>>>>

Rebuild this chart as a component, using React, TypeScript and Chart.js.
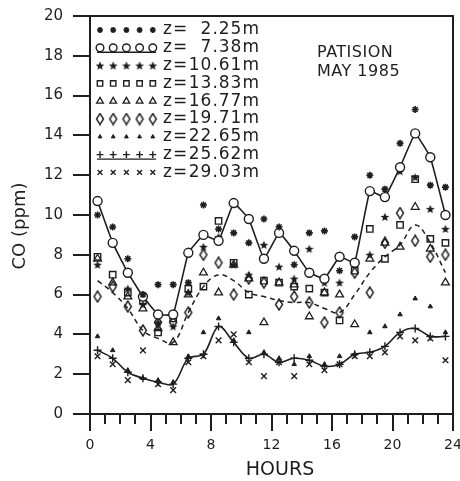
import React, { useEffect, useRef } from 'react';
import { Chart, registerables } from 'chart.js';
import { drawPoint } from 'chart.js/helpers';

Chart.register(...registerables);

// ---------- data ----------
const HOURS = [0.5, 1.5, 2.5, 3.5, 4.5, 5.5, 6.5, 7.5, 8.5, 9.5, 10.5, 11.5, 12.5, 13.5, 14.5, 15.5, 16.5, 17.5, 18.5, 19.5, 20.5, 21.5, 22.5, 23.5];
const X_MAJOR_TICKS = [0, 4, 8, 12, 16, 20, 24];
const X_MINOR_TICKS = [0, 1, 2, 3, 4, 5, 6, 7, 8, 9, 10, 11, 12, 13, 14, 15, 16, 17, 18, 19, 20, 21, 22, 23, 24];
const Y_TICKS = [0, 2, 4, 6, 8, 10, 12, 14, 16, 18, 20];

const LEVELS = ['2.25m', '7.38m', '10.61m', '13.83m', '16.77m', '19.71m', '22.65m', '25.62m', '29.03m'];

const Z_225 = [10.0, 9.4, 7.8, 6.0, 6.5, 6.5, 6.6, 10.5, 9.3, 9.1, 8.6, 9.8, 9.4, 7.5, 9.1, 9.2, 7.2, 8.9, 12.0, 11.3, 13.6, 15.3, 11.5, 11.4];
const Z_738 = [10.7, 8.6, 7.1, 5.9, 5.0, 5.0, 8.1, 9.0, 8.7, 10.6, 9.8, 7.8, 9.1, 8.2, 7.1, 6.8, 7.9, 7.6, 11.2, 10.9, 12.4, 14.1, 12.9, 10.0];
const Z_1061 = [7.5, 8.6, 6.3, 5.5, 4.6, 4.4, 6.1, 8.4, 8.9, 7.5, 7.0, 8.5, 7.4, 6.8, 8.3, 6.6, 6.6, 7.6, 8.0, 9.9, 12.2, 11.9, 10.3, 9.3];
const Z_1383 = [7.9, 7.0, 6.1, 5.7, 4.1, 4.8, 6.3, 6.4, 9.7, 7.6, 6.0, 6.7, 6.6, 6.4, 6.3, 6.1, 4.7, 7.2, 9.3, 7.8, 9.5, 11.8, 8.8, 8.6];
const Z_1677 = [7.8, 6.6, 5.9, 5.3, 4.3, 3.6, 6.0, 7.1, 6.1, 7.5, 6.8, 4.6, 6.6, 6.5, 4.9, 6.1, 6.0, 4.5, 7.8, 8.6, 8.4, 10.4, 8.3, 6.6];
const Z_1971 = [5.9, 6.4, 5.4, 4.2, 4.6, 4.6, 5.1, 8.0, 7.6, 6.0, 6.8, 6.6, 5.5, 5.9, 5.6, 4.6, 5.1, 7.1, 6.1, 8.6, 10.1, 8.7, 7.9, 8.0];
const Z_2265 = [3.9, 3.2, 2.2, 1.8, 1.7, 1.6, 2.9, 4.1, 4.8, 3.7, 4.1, 3.1, 2.8, 2.5, 2.9, 2.5, 2.9, 3.0, 4.1, 4.4, 5.0, 5.8, 5.4, 4.1];
const Z_2562 = [3.2, 2.8, 2.1, 1.8, 1.6, 1.5, 2.8, 3.0, 4.4, 3.6, 2.8, 3.0, 2.6, 2.8, 2.7, 2.4, 2.5, 3.0, 3.1, 3.4, 4.1, 4.3, 3.9, 3.9];
const Z_2903 = [2.9, 2.5, 1.7, 3.2, 1.5, 1.2, 2.6, 2.9, 3.7, 4.0, 2.6, 1.9, 2.6, 1.9, 2.5, 2.2, 2.5, 2.9, 2.9, 3.1, 3.9, 3.7, 3.8, 2.7];
const MEAN_CURVE = [6.7, 6.1, 5.3, 4.2, 3.8, 3.6, 5.1, 6.4, 7.0, 6.7, 6.1, 5.9, 5.7, 5.6, 5.6, 5.3, 5.1, 6.0, 7.1, 7.9, 8.5, 9.5, 8.6, 7.1];

const INK = '#1e1e1e';
const FONT = 'DejaVu Sans';

function pts(vals: number[]) {
  return HOURS.map((h, i) => ({ x: h, y: vals[i] }));
}

function makeStar(): HTMLCanvasElement {
  const c = document.createElement('canvas');
  c.width = 10; c.height = 10;
  const g = c.getContext('2d')!;
  g.fillStyle = INK;
  g.beginPath();
  for (let i = 0; i < 10; i++) {
    const r = i % 2 ? 2.0 : 4.6;
    const a = -Math.PI / 2 + (i * Math.PI) / 5;
    g.lineTo(5 + r * Math.cos(a), 5.4 + r * Math.sin(a));
  }
  g.closePath();
  g.fill();
  return c;
}

function makeDiamond(): HTMLCanvasElement {
  const c = document.createElement('canvas');
  c.width = 10; c.height = 13;
  const g = c.getContext('2d')!;
  g.strokeStyle = INK;
  g.lineWidth = 1.4;
  g.beginPath();
  g.moveTo(5, 1); g.lineTo(8.5, 6.5); g.lineTo(5, 12); g.lineTo(1.5, 6.5); g.closePath();
  g.stroke();
  return c;
}

export default function App() {
  const ref = useRef<HTMLCanvasElement | null>(null);

  useEffect(() => {
    if (!ref.current) return;
    const star = makeStar();
    const diamond = makeDiamond();

    const styles: any[] = [
      { pointStyle: 'star', radius: 3.5, borderWidth: 1.6, bg: INK },
      { pointStyle: 'circle', radius: 4.5, borderWidth: 1.4, bg: '#ffffff' },
      { pointStyle: star, radius: 4, borderWidth: 0, bg: INK },
      { pointStyle: 'rect', radius: 4.5, borderWidth: 1.4, bg: 'rgba(0,0,0,0)' },
      { pointStyle: 'triangle', radius: 4.5, borderWidth: 1.3, bg: 'rgba(0,0,0,0)' },
      { pointStyle: diamond, radius: 5, borderWidth: 0, bg: INK },
      { pointStyle: 'triangle', radius: 2.6, borderWidth: 1, bg: INK },
      { pointStyle: 'cross', radius: 4, borderWidth: 1.4, bg: INK },
      { pointStyle: 'crossRot', radius: 4, borderWidth: 1.4, bg: INK },
    ];
    const series = [Z_225, Z_738, Z_1061, Z_1383, Z_1677, Z_1971, Z_2265, Z_2562, Z_2903];
    const lineFor: Record<number, any> = {
      1: { showLine: true, tension: 0.08, borderWidth: 1.6 },
      7: { showLine: true, tension: 0.35, borderWidth: 1.6 },
    };

    const datasets: any[] = series.map((vals, i) => ({
      label: 'z=' + LEVELS[i],
      data: pts(vals),
      showLine: false,
      borderColor: INK,
      backgroundColor: styles[i].bg,
      pointStyle: styles[i].pointStyle,
      pointRadius: styles[i].radius,
      pointBorderWidth: styles[i].borderWidth,
      pointBorderColor: INK,
      pointBackgroundColor: styles[i].bg,
      pointHoverRadius: styles[i].radius,
      ...(lineFor[i] || {}),
    }));
    datasets.push({
      label: 'mean',
      data: pts(MEAN_CURVE),
      showLine: true,
      borderColor: INK,
      borderWidth: 1.5,
      borderDash: [5, 4],
      tension: 0.4,
      pointRadius: 0,
      pointHoverRadius: 0,
    });

    const decor = {
      id: 'decor',
      afterDraw(chart: any) {
        const { ctx, chartArea: ca, scales } = chart;
        const xs = scales.x;
        const ys = scales.y;
        ctx.save();
        ctx.strokeStyle = INK;
        ctx.lineWidth = 2;
        ctx.strokeRect(ca.left, ca.top, ca.right - ca.left, ca.bottom - ca.top);
        // y ticks
        ctx.beginPath();
        Y_TICKS.forEach((v) => {
          const py = Math.round(ys.getPixelForValue(v));
          ctx.moveTo(ca.left - 17, py);
          ctx.lineTo(ca.left, py);
        });
        ctx.stroke();
        // x ticks
        ctx.beginPath();
        X_MINOR_TICKS.forEach((h) => {
          const px = Math.round(xs.getPixelForValue(h));
          const len = X_MAJOR_TICKS.includes(h) ? 17 : 10;
          ctx.moveTo(px, ca.bottom);
          ctx.lineTo(px, ca.bottom + len);
        });
        ctx.stroke();

        // axis titles
        ctx.fillStyle = INK;
        ctx.textAlign = 'center';
        ctx.textBaseline = 'middle';
        ctx.font = `19px "${FONT}"`;
        ctx.fillText('HOURS', 280, 470);
        ctx.save();
        ctx.translate(20, 226);
        ctx.rotate(-Math.PI / 2);
        ctx.font = `18px "${FONT}"`;
        ctx.fillText('CO (ppm)', 0, 0);
        ctx.restore();

        // annotation
        ctx.textAlign = 'left';
        ctx.font = `16px "${FONT}"`;
        (ctx as any).letterSpacing = '0.5px';
        ctx.fillText('PATISION', 317, 53);
        ctx.fillText('MAY 1985', 317, 72);

        // legend
        ctx.font = `17px "${FONT}"`;
        (ctx as any).letterSpacing = '1px';
        LEVELS.forEach((lv, i) => {
          const y = 30 + 17.8 * i;
          const st = styles[i];
          for (let k = 0; k < 5; k++) {
            const x = 100 + 13.2 * k;
            ctx.fillStyle = st.bg;
            ctx.strokeStyle = INK;
            ctx.lineWidth = st.borderWidth;
            drawPoint(ctx, { pointStyle: st.pointStyle, radius: st.radius * 0.85, borderWidth: st.borderWidth, rotation: 0 } as any, x, y);
          }
          if (lineFor[i]) {
            ctx.lineWidth = 1.4;
            ctx.beginPath();
            ctx.moveTo(97, y + 4.5);
            ctx.lineTo(156, y + 4.5);
            ctx.stroke();
          }
          ctx.fillStyle = INK;
          ctx.textAlign = 'left';
          ctx.fillText('z=', 163, y);
          ctx.textAlign = 'right';
          ctx.fillText(lv, 260, y);
        });
        ctx.restore();
      },
    };

    const chart = new Chart(ref.current, {
      type: 'line',
      data: { datasets },
      options: {
        responsive: false,
        animation: false,
        events: [],
        layout: { padding: { top: 16, right: 7, left: 0, bottom: 0 } },
        plugins: { legend: { display: false }, tooltip: { enabled: false } },
        scales: {
          x: {
            type: 'linear',
            min: 0,
            max: 24,
            grid: { display: false, drawTicks: false },
            border: { display: false },
            afterBuildTicks: (s: any) => { s.ticks = X_MAJOR_TICKS.map((v) => ({ value: v })); },
            afterFit: (s: any) => { s.height = 67; s.paddingLeft = 0; s.paddingRight = 0; },
            ticks: {
              autoSkip: false,
              maxRotation: 0,
              padding: 23,
              color: INK,
              font: { family: FONT, size: 14 },
            },
          },
          y: {
            type: 'linear',
            min: 0,
            max: 20,
            grid: { display: false, drawTicks: false },
            border: { display: false },
            afterBuildTicks: (s: any) => { s.ticks = Y_TICKS.map((v) => ({ value: v })); },
            afterFit: (s: any) => { s.width = 90; s.paddingTop = 0; s.paddingBottom = 0; },
            ticks: {
              autoSkip: false,
              padding: 27,
              color: INK,
              font: { family: FONT, size: 15 },
            },
          },
        },
      },
      plugins: [decor],
    } as any);

    return () => chart.destroy();
  }, []);

  return (
    <div style={{ position: 'absolute', left: 0, top: 0, width: 460, height: 481, background: '#fff' }}>
      <canvas ref={ref} width={460} height={481} style={{ display: 'block' }} />
    </div>
  );
}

<<<<

Your goal: Only lines belong in the copy: transcribe those from the start of the data through the line that contains "16, 18, 20];", and skip the pictures.

Written response:
Rebuild this chart as a component, using React, TypeScript and Chart.js.
import React, { useEffect, useRef } from 'react';
import { Chart, registerables } from 'chart.js';
import { drawPoint } from 'chart.js/helpers';

Chart.register(...registerables);

// ---------- data ----------
const HOURS = [0.5, 1.5, 2.5, 3.5, 4.5, 5.5, 6.5, 7.5, 8.5, 9.5, 10.5, 11.5, 12.5, 13.5, 14.5, 15.5, 16.5, 17.5, 18.5, 19.5, 20.5, 21.5, 22.5, 23.5];
const X_MAJOR_TICKS = [0, 4, 8, 12, 16, 20, 24];
const X_MINOR_TICKS = [0, 1, 2, 3, 4, 5, 6, 7, 8, 9, 10, 11, 12, 13, 14, 15, 16, 17, 18, 19, 20, 21, 22, 23, 24];
const Y_TICKS = [0, 2, 4, 6, 8, 10, 12, 14, 16, 18, 20];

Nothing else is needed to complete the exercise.